S4L Book Club - The Girls: A Novel, by Lori LansensHere are some scattered thoughts regarding The Girls.

As a nurse I think I share a trait common to many nurses: avid curiosity regarding curiosities of the human body. When there’s something abnormal going on, I want to see it! From my perspective, it’s not a morbid curiosity; rather, it’s an interest in seeing and learning more than the mere norm. I had heard of the Mutter Museum prior to reading this book, but it was mentioned a few times in The Girls, which brought it more to my conscious state of mind. Just a few weeks ago I chaperoned a trip to the Penn Relays, held annually in Philadelphia, PA. Imagine my surprise to look at the edifice of a building on our morning walk to the stadium, to read a sign proclaiming the building to be The Mutter Museum! Oh, how I wanted to go inside. But we had other priorities that day, namely, our children running in the Penn Relays. So I had to put a museum trip on my list of Future Things to Do.

Tell me, do you think the Mutter Museum, described in Wikipedia as containing “a collection of medical oddities, anatomical and pathological specimens, wax models, and antique medical equipment,” is upsetting and crude? Or do you think it is beneficial to the medical community? What are your thoughts? I recall that one of the girls thought the Mutter Museum book was ghastly, while the other was intrigued.

On another tangent, what do you think of the fact that the girls didn’t use a wheeled device to ambulate until much later in their lives? If I recall correctly, the craniopagus twins who were the subject of a documentary I watched used such a device. I think it must have eased the pressure on the heads of both girls tremendously.

Categories: Reading

2 replies »

  1. Next time I’m East, I’d love to go to the Mutter Museum with you. Let’s remember this, okay?

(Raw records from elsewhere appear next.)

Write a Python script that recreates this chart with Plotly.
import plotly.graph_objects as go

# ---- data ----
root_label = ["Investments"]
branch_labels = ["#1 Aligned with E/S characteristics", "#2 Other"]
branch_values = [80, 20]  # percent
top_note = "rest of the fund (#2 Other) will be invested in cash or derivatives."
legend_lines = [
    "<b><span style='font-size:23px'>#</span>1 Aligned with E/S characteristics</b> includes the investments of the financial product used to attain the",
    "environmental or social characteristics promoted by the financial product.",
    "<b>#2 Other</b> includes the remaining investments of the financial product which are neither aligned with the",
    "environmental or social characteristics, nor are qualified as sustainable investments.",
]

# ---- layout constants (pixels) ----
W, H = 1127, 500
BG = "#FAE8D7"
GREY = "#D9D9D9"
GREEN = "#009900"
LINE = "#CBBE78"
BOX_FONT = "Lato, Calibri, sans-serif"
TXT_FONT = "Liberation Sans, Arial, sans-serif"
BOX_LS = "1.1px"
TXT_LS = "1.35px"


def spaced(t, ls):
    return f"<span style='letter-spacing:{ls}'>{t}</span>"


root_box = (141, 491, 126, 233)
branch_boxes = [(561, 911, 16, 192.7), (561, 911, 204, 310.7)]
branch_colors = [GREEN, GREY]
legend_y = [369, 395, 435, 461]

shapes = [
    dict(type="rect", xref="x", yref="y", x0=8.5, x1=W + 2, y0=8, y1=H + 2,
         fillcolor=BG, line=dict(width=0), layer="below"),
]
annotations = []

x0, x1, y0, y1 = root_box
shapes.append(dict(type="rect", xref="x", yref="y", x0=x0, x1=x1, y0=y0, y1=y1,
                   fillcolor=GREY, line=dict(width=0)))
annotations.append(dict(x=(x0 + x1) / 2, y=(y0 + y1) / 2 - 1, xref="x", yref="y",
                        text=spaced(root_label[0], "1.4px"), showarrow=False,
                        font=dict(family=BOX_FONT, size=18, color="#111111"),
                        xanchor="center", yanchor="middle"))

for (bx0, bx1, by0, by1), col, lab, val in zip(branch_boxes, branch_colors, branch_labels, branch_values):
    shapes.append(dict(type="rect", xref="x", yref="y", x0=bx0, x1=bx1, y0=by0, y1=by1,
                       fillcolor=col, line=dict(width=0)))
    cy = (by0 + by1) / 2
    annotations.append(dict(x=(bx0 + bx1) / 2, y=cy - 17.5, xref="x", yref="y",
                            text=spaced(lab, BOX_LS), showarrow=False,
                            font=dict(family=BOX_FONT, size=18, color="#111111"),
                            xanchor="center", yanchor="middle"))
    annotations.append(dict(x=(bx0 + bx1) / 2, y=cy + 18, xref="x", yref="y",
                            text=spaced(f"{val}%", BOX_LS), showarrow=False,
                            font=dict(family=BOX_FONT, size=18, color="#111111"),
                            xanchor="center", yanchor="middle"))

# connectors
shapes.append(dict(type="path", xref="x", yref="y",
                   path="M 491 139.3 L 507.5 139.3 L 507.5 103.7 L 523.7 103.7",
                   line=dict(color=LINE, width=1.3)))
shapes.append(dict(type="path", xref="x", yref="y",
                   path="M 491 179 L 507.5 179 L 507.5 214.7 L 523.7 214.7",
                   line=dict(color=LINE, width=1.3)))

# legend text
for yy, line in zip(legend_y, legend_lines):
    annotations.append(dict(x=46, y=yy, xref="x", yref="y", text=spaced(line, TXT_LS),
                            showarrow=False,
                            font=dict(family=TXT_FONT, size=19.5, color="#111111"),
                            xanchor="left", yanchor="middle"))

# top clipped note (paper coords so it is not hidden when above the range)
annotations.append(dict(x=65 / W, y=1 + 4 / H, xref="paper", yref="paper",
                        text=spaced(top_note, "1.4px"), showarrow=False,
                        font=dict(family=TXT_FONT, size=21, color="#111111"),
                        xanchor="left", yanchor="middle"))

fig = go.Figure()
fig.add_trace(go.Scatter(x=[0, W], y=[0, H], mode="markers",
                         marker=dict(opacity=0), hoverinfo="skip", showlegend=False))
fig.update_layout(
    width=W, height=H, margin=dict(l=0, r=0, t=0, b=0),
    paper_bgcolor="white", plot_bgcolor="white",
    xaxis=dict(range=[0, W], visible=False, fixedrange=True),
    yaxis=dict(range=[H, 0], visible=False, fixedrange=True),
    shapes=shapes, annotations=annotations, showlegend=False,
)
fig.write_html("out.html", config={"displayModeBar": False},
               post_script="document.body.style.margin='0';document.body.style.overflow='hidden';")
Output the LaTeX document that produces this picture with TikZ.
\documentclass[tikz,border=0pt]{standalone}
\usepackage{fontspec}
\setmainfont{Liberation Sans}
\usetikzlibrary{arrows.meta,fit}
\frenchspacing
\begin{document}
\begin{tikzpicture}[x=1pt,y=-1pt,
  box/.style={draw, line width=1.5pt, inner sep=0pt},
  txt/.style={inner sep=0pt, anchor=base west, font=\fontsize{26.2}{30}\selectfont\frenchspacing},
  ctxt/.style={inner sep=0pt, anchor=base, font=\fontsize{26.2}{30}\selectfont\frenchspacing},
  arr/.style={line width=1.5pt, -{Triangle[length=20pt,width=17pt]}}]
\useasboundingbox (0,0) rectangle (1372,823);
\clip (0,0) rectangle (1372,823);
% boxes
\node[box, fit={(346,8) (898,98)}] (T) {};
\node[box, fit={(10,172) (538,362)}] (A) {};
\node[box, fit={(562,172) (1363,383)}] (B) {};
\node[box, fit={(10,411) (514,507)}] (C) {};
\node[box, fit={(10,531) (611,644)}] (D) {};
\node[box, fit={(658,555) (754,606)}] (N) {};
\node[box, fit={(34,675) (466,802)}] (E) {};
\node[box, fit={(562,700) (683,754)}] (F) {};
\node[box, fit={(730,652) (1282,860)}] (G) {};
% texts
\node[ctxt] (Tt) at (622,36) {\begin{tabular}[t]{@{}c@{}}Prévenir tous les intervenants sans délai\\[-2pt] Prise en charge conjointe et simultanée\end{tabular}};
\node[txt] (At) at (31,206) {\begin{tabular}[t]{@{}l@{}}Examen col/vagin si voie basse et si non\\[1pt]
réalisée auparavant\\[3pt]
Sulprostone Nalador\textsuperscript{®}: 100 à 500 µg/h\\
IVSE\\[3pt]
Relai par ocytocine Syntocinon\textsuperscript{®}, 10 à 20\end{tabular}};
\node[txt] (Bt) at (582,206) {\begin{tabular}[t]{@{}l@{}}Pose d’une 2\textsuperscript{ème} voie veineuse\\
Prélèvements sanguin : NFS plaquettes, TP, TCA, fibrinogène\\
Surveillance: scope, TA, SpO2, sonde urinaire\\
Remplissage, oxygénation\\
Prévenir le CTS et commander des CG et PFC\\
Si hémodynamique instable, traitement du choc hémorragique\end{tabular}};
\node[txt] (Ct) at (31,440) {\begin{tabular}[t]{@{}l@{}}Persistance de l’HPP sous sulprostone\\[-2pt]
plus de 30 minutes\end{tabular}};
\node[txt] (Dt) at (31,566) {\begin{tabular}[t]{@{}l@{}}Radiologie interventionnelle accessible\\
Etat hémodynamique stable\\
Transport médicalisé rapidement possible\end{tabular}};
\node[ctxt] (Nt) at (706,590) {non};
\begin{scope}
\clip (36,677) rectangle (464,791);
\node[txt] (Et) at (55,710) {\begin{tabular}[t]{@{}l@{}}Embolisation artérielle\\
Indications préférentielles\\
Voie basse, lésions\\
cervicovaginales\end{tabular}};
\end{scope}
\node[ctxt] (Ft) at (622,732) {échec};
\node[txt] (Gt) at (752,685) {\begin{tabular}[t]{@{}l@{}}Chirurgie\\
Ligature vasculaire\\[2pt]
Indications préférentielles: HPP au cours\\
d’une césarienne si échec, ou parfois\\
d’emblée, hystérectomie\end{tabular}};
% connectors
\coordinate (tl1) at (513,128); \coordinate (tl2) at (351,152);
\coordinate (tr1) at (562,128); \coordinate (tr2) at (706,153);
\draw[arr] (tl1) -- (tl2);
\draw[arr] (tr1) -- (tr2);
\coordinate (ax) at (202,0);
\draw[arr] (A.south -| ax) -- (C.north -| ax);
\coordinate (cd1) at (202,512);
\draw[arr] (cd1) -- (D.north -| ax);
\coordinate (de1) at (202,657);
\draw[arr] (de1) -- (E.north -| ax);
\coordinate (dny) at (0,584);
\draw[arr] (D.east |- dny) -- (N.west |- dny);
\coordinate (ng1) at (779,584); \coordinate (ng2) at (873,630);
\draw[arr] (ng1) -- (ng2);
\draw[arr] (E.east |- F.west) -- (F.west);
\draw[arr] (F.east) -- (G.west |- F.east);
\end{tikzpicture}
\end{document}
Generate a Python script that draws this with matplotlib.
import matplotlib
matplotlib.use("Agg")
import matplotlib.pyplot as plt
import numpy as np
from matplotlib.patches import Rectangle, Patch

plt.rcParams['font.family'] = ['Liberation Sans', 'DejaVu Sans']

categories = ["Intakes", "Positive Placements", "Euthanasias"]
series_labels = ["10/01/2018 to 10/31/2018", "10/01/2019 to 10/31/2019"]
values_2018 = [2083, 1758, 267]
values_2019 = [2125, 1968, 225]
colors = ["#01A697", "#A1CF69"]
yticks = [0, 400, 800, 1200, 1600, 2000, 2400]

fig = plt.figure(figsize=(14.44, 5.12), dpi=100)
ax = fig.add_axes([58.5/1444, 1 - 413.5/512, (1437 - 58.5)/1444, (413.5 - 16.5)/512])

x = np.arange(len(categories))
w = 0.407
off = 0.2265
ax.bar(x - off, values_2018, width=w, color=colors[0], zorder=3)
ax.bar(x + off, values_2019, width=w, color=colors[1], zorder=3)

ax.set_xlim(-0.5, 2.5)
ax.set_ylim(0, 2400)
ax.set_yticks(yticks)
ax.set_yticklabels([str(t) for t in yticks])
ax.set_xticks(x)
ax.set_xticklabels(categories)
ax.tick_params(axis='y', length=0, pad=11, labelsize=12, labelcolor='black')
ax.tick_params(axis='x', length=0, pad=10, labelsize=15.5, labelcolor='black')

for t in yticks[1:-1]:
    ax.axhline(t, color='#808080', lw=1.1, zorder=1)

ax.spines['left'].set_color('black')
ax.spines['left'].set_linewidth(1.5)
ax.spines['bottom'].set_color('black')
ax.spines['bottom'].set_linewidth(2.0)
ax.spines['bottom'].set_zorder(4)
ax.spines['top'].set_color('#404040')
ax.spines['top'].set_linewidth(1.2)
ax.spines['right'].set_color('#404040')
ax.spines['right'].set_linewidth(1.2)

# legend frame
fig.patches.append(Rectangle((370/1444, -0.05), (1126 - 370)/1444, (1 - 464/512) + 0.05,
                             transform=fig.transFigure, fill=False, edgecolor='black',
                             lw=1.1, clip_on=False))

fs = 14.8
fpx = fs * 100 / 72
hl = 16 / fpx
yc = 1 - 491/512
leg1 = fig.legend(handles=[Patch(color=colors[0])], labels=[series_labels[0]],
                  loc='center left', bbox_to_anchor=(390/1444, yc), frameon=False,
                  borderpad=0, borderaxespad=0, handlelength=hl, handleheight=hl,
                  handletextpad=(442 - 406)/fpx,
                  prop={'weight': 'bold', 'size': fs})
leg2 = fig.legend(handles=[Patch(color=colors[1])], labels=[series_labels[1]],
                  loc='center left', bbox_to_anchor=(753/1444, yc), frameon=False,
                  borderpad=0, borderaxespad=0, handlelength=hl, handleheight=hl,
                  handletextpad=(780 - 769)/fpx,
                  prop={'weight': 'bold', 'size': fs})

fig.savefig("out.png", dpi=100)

    I was fascinated by some antique medical devices I saw in another museum some time ago. Ew and ick!

    I’m no nurse. In fact, I’m generally terrified of hospitals, medical procedures, illness, etc. But I loved–still love–abnormal psychology, and a life of working with disordered kids or in autism research was on my plate of seriously-considered options. I would be interested in the Mutter Museum. I can believe it’s not for everyone, though.

    I think it’s beneficial not just to the medical community, but to anyone interested or curious. Understanding history is always good, as is having a wider view of the world. I’ve never known or even seen conjoined twins, but it’s good to know about them.

    It’s a small world. The more we know of it, the better our understanding, tolerance, respect, and love for it, the broader our perspective.

    Regarding the use of a wheeled device, I think being independently mobile was to Rose and Ruby’s advantage. They could go places on Rose’s legs that they wouldn’t have been able to go–certainly not as easily–on a wheeled device.

    Furthermore, it fits that Aunt Lovey would encourage them to function as normally as possible and to be as independent as possible. I can believe she withheld such a device to force Rose to develop the necessary muscle and skill to move herself and Ruby around.